▸ GOAL OF THE EXERCISE:
Which lines hold the word "seaborn"? Copy each one.

▽

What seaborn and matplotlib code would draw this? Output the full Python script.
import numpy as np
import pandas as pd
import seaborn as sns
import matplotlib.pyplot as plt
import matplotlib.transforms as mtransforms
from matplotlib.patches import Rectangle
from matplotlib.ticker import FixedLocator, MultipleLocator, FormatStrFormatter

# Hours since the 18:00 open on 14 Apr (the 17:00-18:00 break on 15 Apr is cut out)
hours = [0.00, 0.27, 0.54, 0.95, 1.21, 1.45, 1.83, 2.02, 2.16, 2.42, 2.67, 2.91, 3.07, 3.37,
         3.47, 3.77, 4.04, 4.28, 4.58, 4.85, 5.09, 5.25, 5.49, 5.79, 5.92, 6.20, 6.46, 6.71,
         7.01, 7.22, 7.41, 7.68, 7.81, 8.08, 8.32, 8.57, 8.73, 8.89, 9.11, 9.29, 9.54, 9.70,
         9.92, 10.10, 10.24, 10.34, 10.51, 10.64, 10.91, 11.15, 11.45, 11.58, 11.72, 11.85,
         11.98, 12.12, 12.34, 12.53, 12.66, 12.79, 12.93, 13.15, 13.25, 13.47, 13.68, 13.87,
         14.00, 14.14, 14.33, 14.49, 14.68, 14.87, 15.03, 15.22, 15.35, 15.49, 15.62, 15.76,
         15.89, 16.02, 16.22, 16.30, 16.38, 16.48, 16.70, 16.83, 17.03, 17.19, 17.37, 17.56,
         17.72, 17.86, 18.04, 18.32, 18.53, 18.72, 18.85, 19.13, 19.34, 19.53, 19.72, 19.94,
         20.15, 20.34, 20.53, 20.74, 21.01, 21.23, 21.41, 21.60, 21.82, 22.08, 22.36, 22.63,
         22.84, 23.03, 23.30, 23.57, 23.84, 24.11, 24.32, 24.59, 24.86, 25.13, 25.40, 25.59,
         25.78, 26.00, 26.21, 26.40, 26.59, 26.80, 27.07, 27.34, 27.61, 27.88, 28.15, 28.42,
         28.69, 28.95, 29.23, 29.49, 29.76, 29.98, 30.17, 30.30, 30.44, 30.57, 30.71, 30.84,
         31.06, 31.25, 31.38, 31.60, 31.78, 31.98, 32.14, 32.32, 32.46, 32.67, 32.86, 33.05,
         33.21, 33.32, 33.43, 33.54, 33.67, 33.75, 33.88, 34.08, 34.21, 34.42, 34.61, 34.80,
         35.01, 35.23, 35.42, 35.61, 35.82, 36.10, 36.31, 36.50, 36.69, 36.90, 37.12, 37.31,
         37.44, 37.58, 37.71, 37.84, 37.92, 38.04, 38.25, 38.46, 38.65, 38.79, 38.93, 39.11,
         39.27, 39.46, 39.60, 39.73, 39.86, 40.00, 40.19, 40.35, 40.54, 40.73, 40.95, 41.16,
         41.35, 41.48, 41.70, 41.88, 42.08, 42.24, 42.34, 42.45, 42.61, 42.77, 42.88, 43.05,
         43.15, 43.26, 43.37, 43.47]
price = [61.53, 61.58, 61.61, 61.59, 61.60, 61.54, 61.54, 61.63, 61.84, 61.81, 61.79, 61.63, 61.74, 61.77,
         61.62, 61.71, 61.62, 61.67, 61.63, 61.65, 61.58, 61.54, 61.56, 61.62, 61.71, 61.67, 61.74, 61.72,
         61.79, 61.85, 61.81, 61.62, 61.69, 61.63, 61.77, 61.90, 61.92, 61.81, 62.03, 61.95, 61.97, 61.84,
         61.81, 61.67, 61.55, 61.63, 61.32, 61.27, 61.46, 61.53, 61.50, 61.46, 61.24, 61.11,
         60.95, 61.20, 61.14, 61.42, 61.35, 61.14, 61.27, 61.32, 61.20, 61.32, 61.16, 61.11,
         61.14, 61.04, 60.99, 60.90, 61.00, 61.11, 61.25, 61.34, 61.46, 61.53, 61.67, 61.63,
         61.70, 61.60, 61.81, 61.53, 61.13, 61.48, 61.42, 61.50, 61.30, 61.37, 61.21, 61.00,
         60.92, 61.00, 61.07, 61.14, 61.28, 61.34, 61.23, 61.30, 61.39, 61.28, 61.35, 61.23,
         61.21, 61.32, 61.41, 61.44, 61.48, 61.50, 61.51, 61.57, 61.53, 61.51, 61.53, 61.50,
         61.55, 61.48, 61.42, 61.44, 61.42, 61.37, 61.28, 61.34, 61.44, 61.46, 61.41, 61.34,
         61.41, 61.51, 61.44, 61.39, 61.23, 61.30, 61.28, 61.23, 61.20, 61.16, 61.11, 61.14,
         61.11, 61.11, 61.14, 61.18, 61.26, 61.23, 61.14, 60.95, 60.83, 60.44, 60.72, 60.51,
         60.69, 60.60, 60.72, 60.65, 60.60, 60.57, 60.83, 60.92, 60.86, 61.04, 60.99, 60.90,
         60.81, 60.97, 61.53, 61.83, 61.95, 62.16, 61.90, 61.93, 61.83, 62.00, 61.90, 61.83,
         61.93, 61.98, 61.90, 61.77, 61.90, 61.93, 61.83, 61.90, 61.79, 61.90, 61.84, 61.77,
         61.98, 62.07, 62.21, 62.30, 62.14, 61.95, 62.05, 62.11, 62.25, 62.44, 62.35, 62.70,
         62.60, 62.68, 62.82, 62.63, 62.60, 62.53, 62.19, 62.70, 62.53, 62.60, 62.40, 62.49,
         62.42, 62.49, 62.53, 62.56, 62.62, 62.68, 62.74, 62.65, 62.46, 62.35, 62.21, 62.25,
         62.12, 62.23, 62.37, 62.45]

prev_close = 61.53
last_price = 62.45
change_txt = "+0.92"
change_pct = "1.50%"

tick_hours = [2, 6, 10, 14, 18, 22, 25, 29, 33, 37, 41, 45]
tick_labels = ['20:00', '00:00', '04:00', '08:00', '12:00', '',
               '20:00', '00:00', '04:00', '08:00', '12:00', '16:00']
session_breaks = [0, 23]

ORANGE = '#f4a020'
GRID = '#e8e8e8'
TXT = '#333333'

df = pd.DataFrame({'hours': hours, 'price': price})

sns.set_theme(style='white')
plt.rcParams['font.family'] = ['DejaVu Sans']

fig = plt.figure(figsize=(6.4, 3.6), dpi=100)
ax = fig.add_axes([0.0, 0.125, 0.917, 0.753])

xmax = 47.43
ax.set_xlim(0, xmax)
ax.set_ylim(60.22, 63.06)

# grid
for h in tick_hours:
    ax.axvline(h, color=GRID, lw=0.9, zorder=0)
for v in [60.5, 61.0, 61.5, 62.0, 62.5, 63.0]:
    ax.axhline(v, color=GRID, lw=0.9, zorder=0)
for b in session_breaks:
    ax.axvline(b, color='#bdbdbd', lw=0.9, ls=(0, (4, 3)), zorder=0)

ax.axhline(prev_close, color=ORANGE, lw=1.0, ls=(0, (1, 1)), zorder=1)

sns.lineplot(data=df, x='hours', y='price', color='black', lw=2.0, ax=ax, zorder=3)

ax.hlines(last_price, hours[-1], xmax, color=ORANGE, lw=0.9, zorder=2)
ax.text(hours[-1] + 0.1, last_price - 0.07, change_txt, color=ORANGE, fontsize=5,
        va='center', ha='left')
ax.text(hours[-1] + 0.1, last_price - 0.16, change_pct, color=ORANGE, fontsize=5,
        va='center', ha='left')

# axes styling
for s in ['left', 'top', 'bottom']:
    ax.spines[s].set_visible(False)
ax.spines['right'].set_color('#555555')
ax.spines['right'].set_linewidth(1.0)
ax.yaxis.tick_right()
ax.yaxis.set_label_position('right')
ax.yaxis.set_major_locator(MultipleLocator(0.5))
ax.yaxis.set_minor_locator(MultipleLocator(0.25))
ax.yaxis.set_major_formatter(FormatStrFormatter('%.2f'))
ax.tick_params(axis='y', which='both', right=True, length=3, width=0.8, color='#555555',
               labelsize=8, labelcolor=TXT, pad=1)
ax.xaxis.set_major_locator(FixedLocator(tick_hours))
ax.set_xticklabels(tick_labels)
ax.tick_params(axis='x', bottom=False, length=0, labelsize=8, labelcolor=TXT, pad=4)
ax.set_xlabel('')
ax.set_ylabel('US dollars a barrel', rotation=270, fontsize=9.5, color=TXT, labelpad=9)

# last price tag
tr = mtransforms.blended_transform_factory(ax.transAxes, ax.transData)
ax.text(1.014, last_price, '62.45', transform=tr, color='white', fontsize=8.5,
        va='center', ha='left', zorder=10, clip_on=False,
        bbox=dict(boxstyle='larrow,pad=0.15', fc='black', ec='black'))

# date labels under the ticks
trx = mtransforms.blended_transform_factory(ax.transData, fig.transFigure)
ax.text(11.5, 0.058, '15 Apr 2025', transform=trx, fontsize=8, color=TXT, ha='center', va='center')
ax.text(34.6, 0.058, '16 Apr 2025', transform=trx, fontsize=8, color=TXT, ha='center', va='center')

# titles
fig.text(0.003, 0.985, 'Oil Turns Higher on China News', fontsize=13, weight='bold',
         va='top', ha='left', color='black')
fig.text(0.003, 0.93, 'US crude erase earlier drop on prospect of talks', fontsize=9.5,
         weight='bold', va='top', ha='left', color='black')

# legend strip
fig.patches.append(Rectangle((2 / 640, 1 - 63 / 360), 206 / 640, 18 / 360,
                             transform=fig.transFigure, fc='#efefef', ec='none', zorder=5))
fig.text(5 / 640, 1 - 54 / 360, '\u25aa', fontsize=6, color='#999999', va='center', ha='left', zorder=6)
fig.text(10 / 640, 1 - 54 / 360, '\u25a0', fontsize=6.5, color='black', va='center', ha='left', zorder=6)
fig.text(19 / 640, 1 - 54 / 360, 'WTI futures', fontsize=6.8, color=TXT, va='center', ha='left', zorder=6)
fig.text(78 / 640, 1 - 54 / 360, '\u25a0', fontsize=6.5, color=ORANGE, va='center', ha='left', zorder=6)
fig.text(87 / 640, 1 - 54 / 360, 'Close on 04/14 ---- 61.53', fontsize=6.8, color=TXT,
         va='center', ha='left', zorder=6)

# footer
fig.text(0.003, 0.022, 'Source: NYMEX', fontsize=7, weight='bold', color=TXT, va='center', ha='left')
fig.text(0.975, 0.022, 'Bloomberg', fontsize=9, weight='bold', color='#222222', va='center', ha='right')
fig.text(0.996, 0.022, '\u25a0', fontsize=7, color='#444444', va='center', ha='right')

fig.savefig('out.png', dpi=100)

△

▸ ANSWER FOR THE TASK:
What seaborn and matplotlib code would draw this? Output the full Python script.
import seaborn as sns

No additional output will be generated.